Frequently Asked Questions

Can this tool extract text from scanned PDFs?

Yes. The tool automatically detects scanned pages and uses built-in OCR (Tesseract.js) to read text from images. No additional software or configuration is needed — just upload the PDF and wait for processing to complete.

How accurate is the OCR?

OCR accuracy depends on scan quality. Clean, high-resolution scans at 300 DPI or above with good contrast typically achieve 95%+ accuracy. Handwriting, very small text, low-resolution scans, or poor contrast will reduce accuracy significantly.

Does the tool preserve formatting?

The output is plain text. Paragraph breaks are preserved, but bold, italics, tables, columns, and font styling are flattened. For structured extraction of tables or forms, consider a dedicated document parser.
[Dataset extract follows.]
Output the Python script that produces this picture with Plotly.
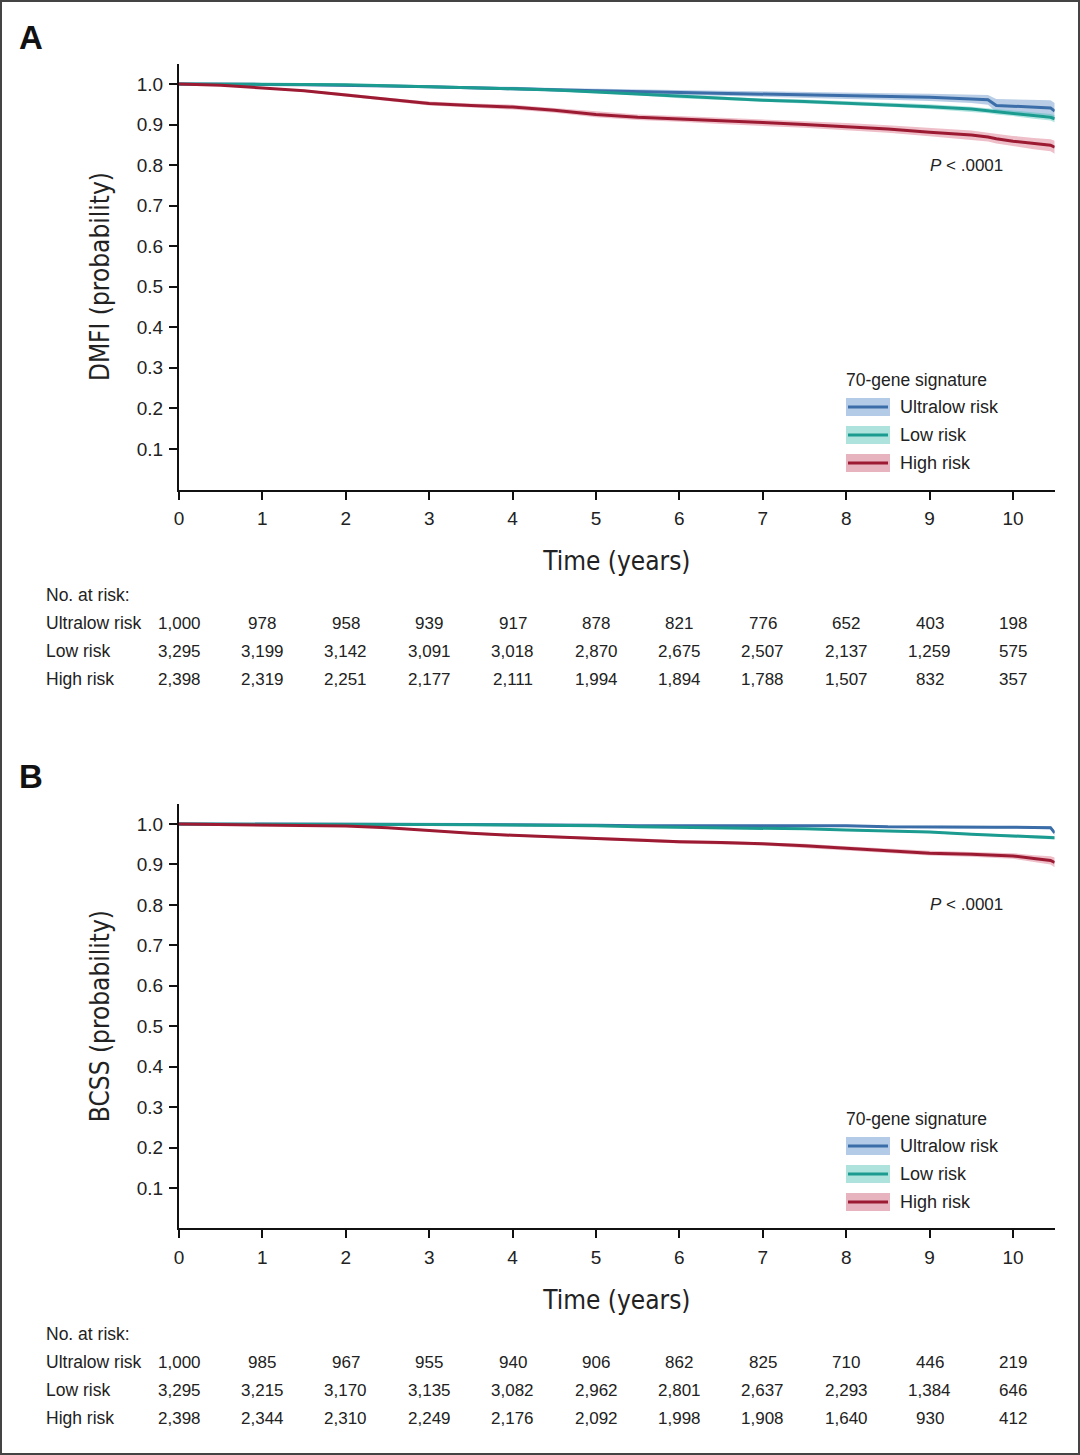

Is there a file size limit?

The tool accepts PDFs up to 50 MB. Most devices handle large documents well, though OCR on documents with many pages may take several minutes since each page is processed individually.

Is my PDF uploaded to a server?

No. Both text extraction and OCR run entirely in your browser. No data is transmitted over the internet, making this safe for confidential, legal, and sensitive documents.

Which languages does the OCR support?

The default OCR engine is configured for English. The underlying Tesseract engine supports over 100 languages, though multi-language configuration requires additional setup beyond this browser tool.